Evacuation flights at Kabul airport resumed Monday, hours after desperate Afghans surrounded passenger jets and tried to force themselves onto a plane overnight as panic spread after the Taliban took control of the capital 20 years after having been toppled by U.S. forces.
A video showed a U.S. military aircraft trying to take flight as dozens of Afghans sprinted alongside, apparently in an attempt to stop it from taking off without them. Some even climbed aboard, clinging to the outside as the aircraft gained speed.
Meanwhile, on the other side of the airport, separated by a row of barbed wire, the U.S. rushed to evacuate American diplomats. State Department spokesperson Ned Price said late Sunday that all embassy personnel had been safely evacuated to premises at the airport, whose perimeter is secured by the U.S. military.

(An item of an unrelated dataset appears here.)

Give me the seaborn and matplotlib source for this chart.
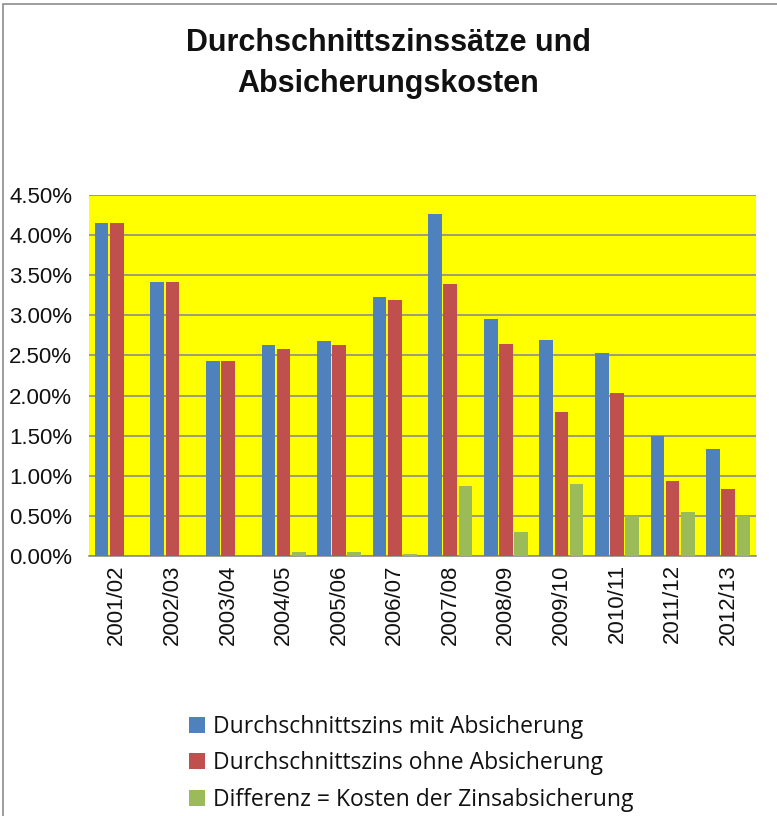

Defense Department press secretary John Kirby said Monday that 1,000 more troops would be deployed to Kabul, eventually bringing the total force there to more than 6,000. About 2,500 U.S. troops are on the ground.
Kirby also confirmed two incidents in which U.S. troops fired on armed people at the airport, resulting in the deaths of two of them. Later, Kirby addressed the situation at the airport during a news conference by saying preparations were made to "examine what a noncombatant evacuation would look like."
"It's not a perfect process," Kirby said. "Plans aren't always perfectly predicted."
A U.S. official told NBC News that in the previous 24 hours, initial reports indicated that assailants fired into the crowd at the airport and that U.S. forces returned fire. The official said reports indicated that the gunmen were killed.

The U.S. military suspended operations at Kabul airport for several hours Monday because chaos on the runways meant it was unsafe for planes to land or take off, three U.S. officials said. They resumed hours later, with C-17s landing on the military side of the airport.
Officials said Monday that the government is prepared to take more than 20,000 Afghans who are candidates for Special Immigrant Visas, or SIVs, with them to U.S. bases. A total of 700 people have left the country since Saturday.
"Our military embrace the opportunity to recognize their contributions to combined operations in Afghanistan by welcoming them into the U.S.," said the Pentagon's director for defense intelligence, Garry Reid, adding that officials are working to create capacity to support refugee relocation at temporary sites.
"At this point, we're looking to establish 22,000 spaces," Reid said. "We can expand if we need to."
Civilian flights stopped Sunday because of people on the runways and a radar issue, the officials said, adding that the intention was to reopen the civilian side, too, but that the radar issue needed to be fixed first.
Speaking on NBC News' "TODAY," national security adviser Jake Sullivan appeared to try to play down concerns surrounding dramatic scenes of U.S. Embassy staff members' being evacuated to Kabul's airport.
"To be fair, the helicopter has been the mode of transport from our embassy to the airport for the last 20 years," he said.
Bill Roggio, a senior fellow at the Foundation for Defense of Democracies, said that he was shocked by the scenes at the Kabul airport and that the U.S. should have anticipated the chaos.
"We're told this is a responsible exit when we're watching what's happening — the tarmac where U.S. air forces transport planes is being overrun with civilians. That airport isn't secure," he said.
President Joe Biden said Monday that he stood by his decision to withdraw, adding that the U.S. mission for going in was "never supposed to be nation-building."
Biden admitted that the situation deteriorated quicker than his administration had anticipated after it inherited a withdrawal deal negotiated by former President Donald Trump.

"If anything, the developments of the past week reinforced that ending U.S. military involvement in Afghanistan now is the right decision," Biden said. "American troops cannot and should not be fighting in a war, and dying in a war, the Afghan forces are not willing to fight for themselves."